Friday, July 13, 2007

Welcome Back

It's been a while, but I'm jumping back onto the blog. After mercilessly pounding out a blog almost every day for 5 months of touring the country, I jettisoned the entire enterprise in favor of...nothing. I thought blogging was for the people out there reading, but someone pointed out to me recently how integral it becomes to the life of the writer. Thoughts get sorted out, days understood more clearly. It creates a rhythm.

Like any good blogger, I just sold my car and have no transportation. On top of that, I'll be finishing up my two part-time jobs on Tuesday of next week, ensuring that at the time of my friend PJ's wedding on July 21st, I will be unemployed. There's a lot of glory in these sorts of actions. The average American can't even think about being this daring.

People often ask if I'm independently wealthy. Is that how I managed to romp around the country on a five month road trip, without working, on little more than saved-up waiter's tips? The simple answer is no. I find ways not to spend my money. I probably could have put a down payment on a house, if I wanted to stay in one place a long time and had a steady job, but instead elected for 5 months on the open road and no annoying mortgage payment. It was just a choice.
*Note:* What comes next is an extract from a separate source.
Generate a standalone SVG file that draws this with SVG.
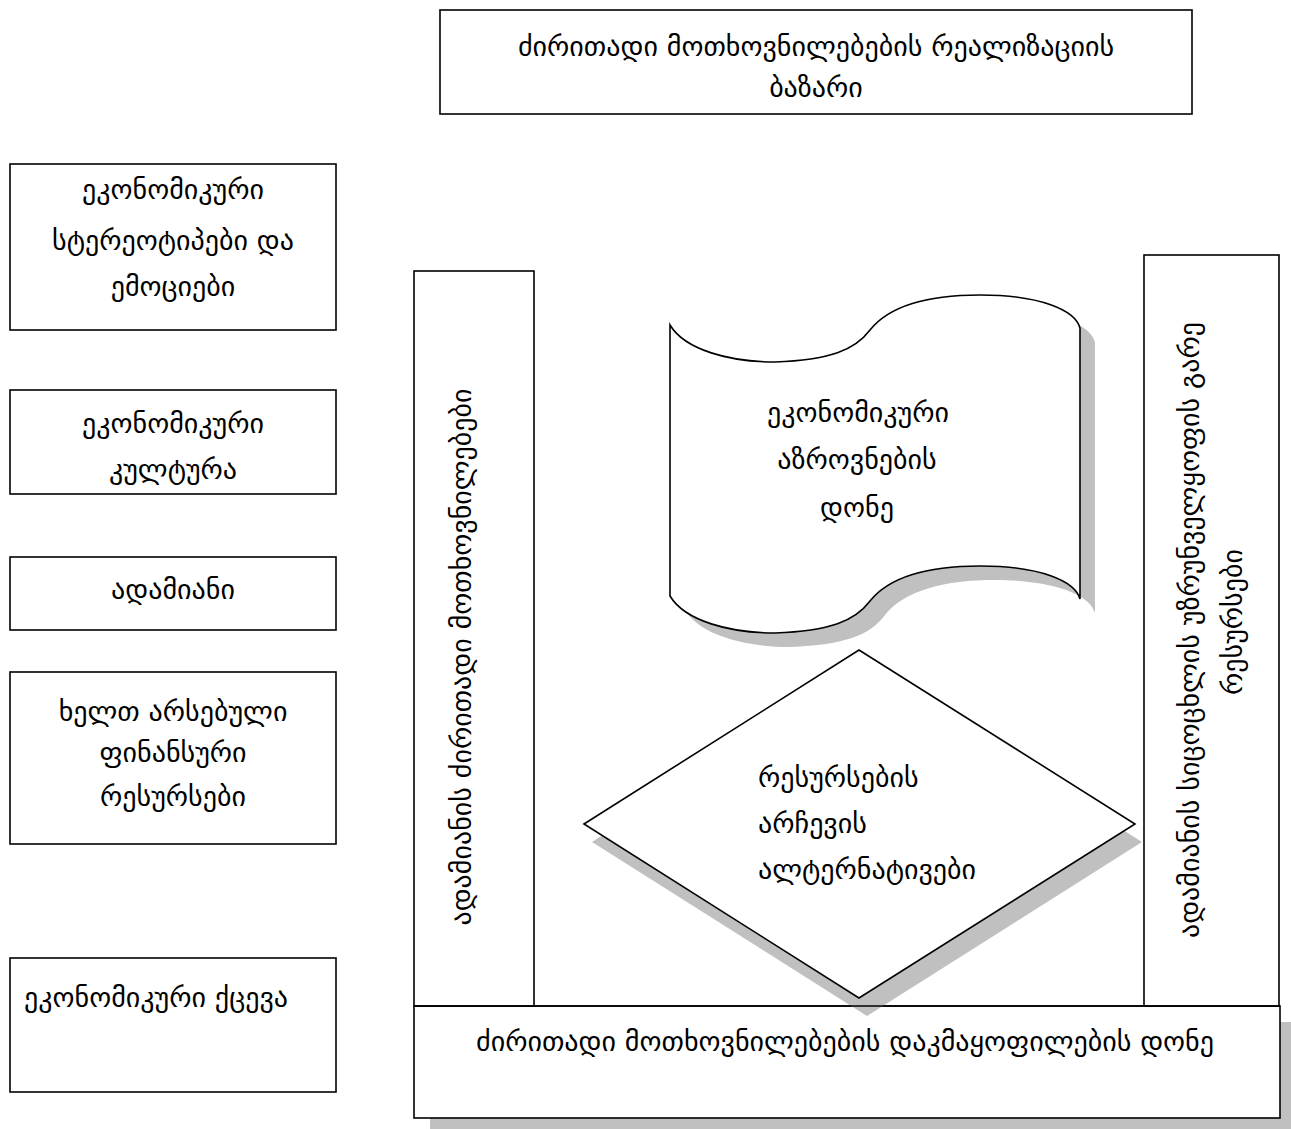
<svg xmlns="http://www.w3.org/2000/svg" width="1291" height="1129" viewBox="0 0 1291 1129">
  <style>
    .box { fill: #ffffff; stroke: #000000; stroke-width: 1.6; }
    .edge { fill: none; stroke: #000000; stroke-width: 1.6; }
    .shadow { fill: #c0c0c0; stroke: none; }
    .t { font-family: "DejaVu Sans", "Noto Sans", sans-serif; font-size: 28px; fill: #000000; }
    .c { text-anchor: middle; }
  </style>
  <rect width="1291" height="1129" fill="#ffffff"/>

  <!-- market box at the top -->
  <g id="market">
    <rect class="box" x="440" y="10" width="752" height="104"/>
    <text class="t c" x="816" y="56">ძირითადი მოთხოვნილებების რეალიზაციის</text>
    <text class="t c" x="816" y="97">ბაზარი</text>
  </g>

  <!-- left column of factors -->
  <g id="stereotypes">
    <rect class="box" x="10" y="164" width="326" height="166"/>
    <text class="t c" x="173" y="199">ეკონომიკური</text>
    <text class="t c" x="173" y="250">სტერეოტიპები და</text>
    <text class="t c" x="173" y="296">ემოციები</text>
  </g>
  <g id="culture">
    <rect class="box" x="10" y="390" width="326" height="104"/>
    <text class="t c" x="173" y="433">ეკონომიკური</text>
    <text class="t c" x="173" y="479">კულტურა</text>
  </g>
  <g id="person">
    <rect class="box" x="10" y="557" width="326" height="73"/>
    <text class="t c" x="173" y="599">ადამიანი</text>
  </g>
  <g id="finance">
    <rect class="box" x="10" y="672" width="326" height="172"/>
    <text class="t c" x="173" y="721">ხელთ არსებული</text>
    <text class="t c" x="173" y="762">ფინანსური</text>
    <text class="t c" x="173" y="806">რესურსები</text>
  </g>
  <g id="behaviour">
    <rect class="box" x="10" y="958" width="326" height="134"/>
    <text class="t" x="24" y="1007">ეკონომიკური ქცევა</text>
  </g>

  <!-- satisfaction level box along the bottom -->
  <g id="satisfaction">
    <rect class="shadow" x="430" y="1022" width="866" height="112"/>
    <rect class="box" x="414" y="1006" width="866" height="112"/>
    <text class="t c" x="845" y="1051">ძირითადი მოთხოვნილებების დაკმაყოფილების დონე</text>
  </g>

  <!-- vertical needs column -->
  <g id="needs">
    <rect class="box" x="414" y="271" width="120" height="735"/>
    <text class="t c" transform="translate(471,657) rotate(-90)">ადამიანის ძირითადი მოთხოვნილებები</text>
  </g>

  <!-- vertical external resources column -->
  <g id="resources">
    <rect class="box" x="1144" y="255" width="135" height="751"/>
    <text class="t c" transform="translate(1199,630) rotate(-90)">ადამიანის სიცოცხლის უზრუნველყოფის გარე</text>
    <text class="t c" transform="translate(1242,622) rotate(-90)">რესურსები</text>
  </g>

  <!-- wavy document: level of economic thinking -->
  <g id="thinking">
    <path class="shadow" transform="translate(15,14)" d="M670,325 C685,350 730,362 775,362 C830,360 855,350 870,330 C890,305 930,295 980,295 C1040,295 1075,310 1080,328 L1080,599 C1075,581 1040,566 980,566 C930,566 890,576 870,601 C855,621 830,631 775,633 C730,633 685,621 670,596 Z"/>
    <path class="box" d="M670,325 C685,350 730,362 775,362 C830,360 855,350 870,330 C890,305 930,295 980,295 C1040,295 1075,310 1080,328 L1080,599 C1075,581 1040,566 980,566 C930,566 890,576 870,601 C855,621 830,631 775,633 C730,633 685,621 670,596 Z"/>
    <text class="t c" x="858" y="422">ეკონომიკური</text>
    <text class="t c" x="857" y="469">აზროვნების</text>
    <text class="t c" x="857" y="517">დონე</text>
  </g>

  <!-- diamond: alternatives of resource choice -->
  <g id="alternatives">
    <polygon class="shadow" points="592,842 867,668 1142,842 867,1016"/>
    <polygon class="box" points="584,824 859,650 1135,824 859,998"/>
    <text class="t" x="758" y="787">რესურსების</text>
    <text class="t" x="758" y="833">არჩევის</text>
    <text class="t" x="758" y="879">ალტერნატივები</text>
  </g>

  <!-- outline of the bottom box kept above the diamond shadow -->
  <g id="connectors">
    <line class="edge" x1="414" y1="1006" x2="1280" y2="1006"/>
  </g>
</svg>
Our culture discourages people from taking risk-laden adventures by promising more safe, respectable leisure activities than have ever been known in human history. You can run on a treadmill, watching television and listening to your iPod, next to ten other people doing the same thing, or you could run around a lake and feel the real world around you. It binds us to safe, respectable life with debt, retirement plans, mortgages, children, and 2 weeks' paid vacation. We get so caught up in the responsibilities and financial worries of the moment that our natural, earthly element becomes restricted to the stuff of dreams. I only do what I do because I think dreams and reality can be one and the same. I refuse to sit around and talk about what sorts of things I should do with my life. Instead, I find ways to do them. You can too.